> **REQUEST**: Below is a listing; write it out exactly and drop any images from it.
——
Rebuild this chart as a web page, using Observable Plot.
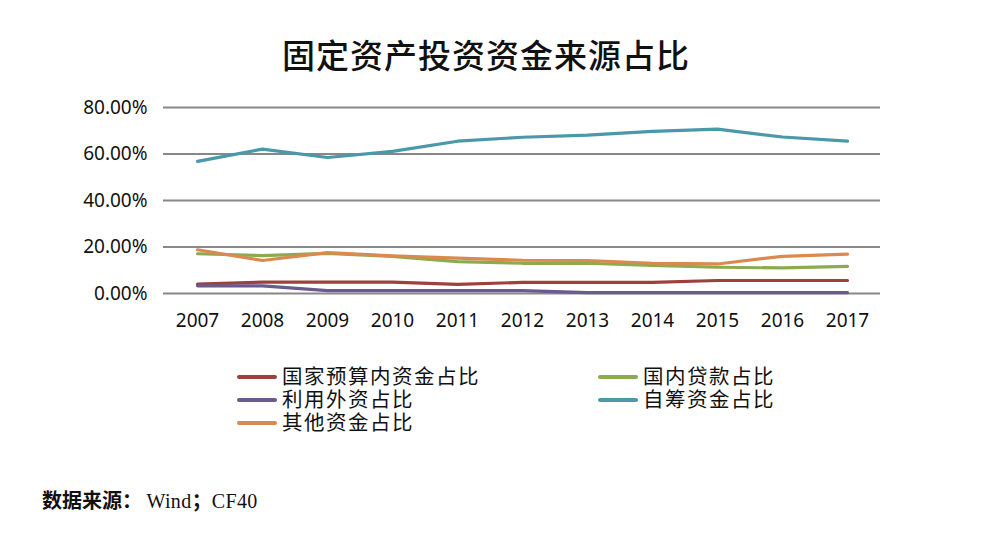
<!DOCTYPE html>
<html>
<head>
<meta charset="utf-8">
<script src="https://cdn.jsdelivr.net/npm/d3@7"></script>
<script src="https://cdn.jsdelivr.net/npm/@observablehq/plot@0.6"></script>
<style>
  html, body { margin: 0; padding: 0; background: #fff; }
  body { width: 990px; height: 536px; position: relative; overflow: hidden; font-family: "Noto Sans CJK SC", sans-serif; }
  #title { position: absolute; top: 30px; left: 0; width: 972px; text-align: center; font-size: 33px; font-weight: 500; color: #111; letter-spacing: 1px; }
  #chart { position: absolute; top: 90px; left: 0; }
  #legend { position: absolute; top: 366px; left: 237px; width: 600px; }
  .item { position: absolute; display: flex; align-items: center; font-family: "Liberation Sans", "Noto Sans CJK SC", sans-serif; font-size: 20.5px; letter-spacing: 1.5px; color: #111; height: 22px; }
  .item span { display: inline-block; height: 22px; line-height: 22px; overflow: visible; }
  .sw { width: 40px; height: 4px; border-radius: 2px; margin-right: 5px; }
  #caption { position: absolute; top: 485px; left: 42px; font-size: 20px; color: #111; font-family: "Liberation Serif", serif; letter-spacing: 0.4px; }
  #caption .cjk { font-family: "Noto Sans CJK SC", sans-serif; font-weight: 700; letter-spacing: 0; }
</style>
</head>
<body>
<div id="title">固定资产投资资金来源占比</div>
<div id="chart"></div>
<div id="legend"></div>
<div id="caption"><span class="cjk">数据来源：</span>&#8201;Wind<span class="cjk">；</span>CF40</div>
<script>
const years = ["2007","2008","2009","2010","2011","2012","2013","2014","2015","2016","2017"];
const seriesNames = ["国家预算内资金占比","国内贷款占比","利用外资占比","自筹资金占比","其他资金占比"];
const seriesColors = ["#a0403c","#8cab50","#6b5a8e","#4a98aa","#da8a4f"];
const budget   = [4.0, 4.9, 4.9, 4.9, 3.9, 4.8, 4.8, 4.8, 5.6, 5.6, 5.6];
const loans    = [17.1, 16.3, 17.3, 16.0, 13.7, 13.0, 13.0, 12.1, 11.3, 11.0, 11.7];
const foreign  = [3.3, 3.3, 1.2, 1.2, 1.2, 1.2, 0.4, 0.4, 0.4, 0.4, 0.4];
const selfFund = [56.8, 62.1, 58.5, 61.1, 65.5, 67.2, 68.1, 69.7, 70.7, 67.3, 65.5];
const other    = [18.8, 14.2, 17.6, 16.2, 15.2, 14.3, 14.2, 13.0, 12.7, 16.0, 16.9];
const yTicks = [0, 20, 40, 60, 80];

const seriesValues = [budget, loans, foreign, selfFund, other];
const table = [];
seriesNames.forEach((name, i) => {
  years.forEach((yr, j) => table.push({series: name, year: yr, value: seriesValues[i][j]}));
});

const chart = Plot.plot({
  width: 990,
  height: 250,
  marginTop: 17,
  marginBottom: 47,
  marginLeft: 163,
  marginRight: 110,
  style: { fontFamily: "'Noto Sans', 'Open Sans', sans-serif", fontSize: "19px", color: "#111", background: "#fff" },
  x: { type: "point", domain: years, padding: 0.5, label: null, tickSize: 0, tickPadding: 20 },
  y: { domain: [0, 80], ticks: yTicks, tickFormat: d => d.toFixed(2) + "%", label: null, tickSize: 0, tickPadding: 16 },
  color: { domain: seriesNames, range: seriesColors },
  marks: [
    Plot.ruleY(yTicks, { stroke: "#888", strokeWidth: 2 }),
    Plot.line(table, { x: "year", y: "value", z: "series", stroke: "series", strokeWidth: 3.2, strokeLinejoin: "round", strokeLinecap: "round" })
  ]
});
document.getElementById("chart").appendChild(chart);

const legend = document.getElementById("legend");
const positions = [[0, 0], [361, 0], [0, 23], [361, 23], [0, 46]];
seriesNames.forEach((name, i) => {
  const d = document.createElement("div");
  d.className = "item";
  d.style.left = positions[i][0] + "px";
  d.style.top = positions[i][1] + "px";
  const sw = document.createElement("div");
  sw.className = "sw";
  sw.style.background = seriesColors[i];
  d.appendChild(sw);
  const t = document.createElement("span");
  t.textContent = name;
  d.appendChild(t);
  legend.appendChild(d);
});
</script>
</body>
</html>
——
> **SOLVED EXERCISE**:
Rebuild this chart as a web page, using Observable Plot.
<!DOCTYPE html>
<html>
<head>
<meta charset="utf-8">
<script src="https://cdn.jsdelivr.net/npm/d3@7"></script>
<script src="https://cdn.jsdelivr.net/npm/@observablehq/plot@0.6"></script>
<style>
  html, body { margin: 0; padding: 0; background: #fff; }
  body { width: 990px; height: 536px; position: relative; overflow: hidden; font-family: "Noto Sans CJK SC", sans-serif; }
  #title { position: absolute; top: 30px; left: 0; width: 972px; text-align: center; font-size: 33px; font-weight: 500; color: #111; letter-spacing: 1px; }
  #chart { position: absolute; top: 90px; left: 0; }
  #legend { position: absolute; top: 366px; left: 237px; width: 600px; }
  .item { position: absolute; display: flex; align-items: center; font-family: "Liberation Sans", "Noto Sans CJK SC", sans-serif; font-size: 20.5px; letter-spacing: 1.5px; color: #111; height: 22px; }
  .item span { display: inline-block; height: 22px; line-height: 22px; overflow: visible; }
  .sw { width: 40px; height: 4px; border-radius: 2px; margin-right: 5px; }
  #caption { position: absolute; top: 485px; left: 42px; font-size: 20px; color: #111; font-family: "Liberation Serif", serif; letter-spacing: 0.4px; }
  #caption .cjk { font-family: "Noto Sans CJK SC", sans-serif; font-weight: 700; letter-spacing: 0; }
</style>
</head>
<body>
<div id="title">固定资产投资资金来源占比</div>
<div id="chart"></div>
<div id="legend"></div>
<div id="caption"><span class="cjk">数据来源：</span>&#8201;Wind<span class="cjk">；</span>CF40</div>
<script>
const years = ["2007","2008","2009","2010","2011","2012","2013","2014","2015","2016","2017"];
const seriesNames = ["国家预算内资金占比","国内贷款占比","利用外资占比","自筹资金占比","其他资金占比"];
const seriesColors = ["#a0403c","#8cab50","#6b5a8e","#4a98aa","#da8a4f"];
const budget   = [4.0, 4.9, 4.9, 4.9, 3.9, 4.8, 4.8, 4.8, 5.6, 5.6, 5.6];
const loans    = [17.1, 16.3, 17.3, 16.0, 13.7, 13.0, 13.0, 12.1, 11.3, 11.0, 11.7];
const foreign  = [3.3, 3.3, 1.2, 1.2, 1.2, 1.2, 0.4, 0.4, 0.4, 0.4, 0.4];
const selfFund = [56.8, 62.1, 58.5, 61.1, 65.5, 67.2, 68.1, 69.7, 70.7, 67.3, 65.5];
const other    = [18.8, 14.2, 17.6, 16.2, 15.2, 14.3, 14.2, 13.0, 12.7, 16.0, 16.9];
const yTicks = [0, 20, 40, 60, 80];

const seriesValues = [budget, loans, foreign, selfFund, other];
const table = [];
seriesNames.forEach((name, i) => {
  years.forEach((yr, j) => table.push({series: name, year: yr, value: seriesValues[i][j]}));
});

const chart = Plot.plot({
  width: 990,
  height: 250,
  marginTop: 17,
  marginBottom: 47,
  marginLeft: 163,
  marginRight: 110,
  style: { fontFamily: "'Noto Sans', 'Open Sans', sans-serif", fontSize: "19px", color: "#111", background: "#fff" },
  x: { type: "point", domain: years, padding: 0.5, label: null, tickSize: 0, tickPadding: 20 },
  y: { domain: [0, 80], ticks: yTicks, tickFormat: d => d.toFixed(2) + "%", label: null, tickSize: 0, tickPadding: 16 },
  color: { domain: seriesNames, range: seriesColors },
  marks: [
    Plot.ruleY(yTicks, { stroke: "#888", strokeWidth: 2 }),
    Plot.line(table, { x: "year", y: "value", z: "series", stroke: "series", strokeWidth: 3.2, strokeLinejoin: "round", strokeLinecap: "round" })
  ]
});
document.getElementById("chart").appendChild(chart);

const legend = document.getElementById("legend");
const positions = [[0, 0], [361, 0], [0, 23], [361, 23], [0, 46]];
seriesNames.forEach((name, i) => {
  const d = document.createElement("div");
  d.className = "item";
  d.style.left = positions[i][0] + "px";
  d.style.top = positions[i][1] + "px";
  const sw = document.createElement("div");
  sw.className = "sw";
  sw.style.background = seriesColors[i];
  d.appendChild(sw);
  const t = document.createElement("span");
  t.textContent = name;
  d.appendChild(t);
  legend.appendChild(d);
});
</script>
</body>
</html>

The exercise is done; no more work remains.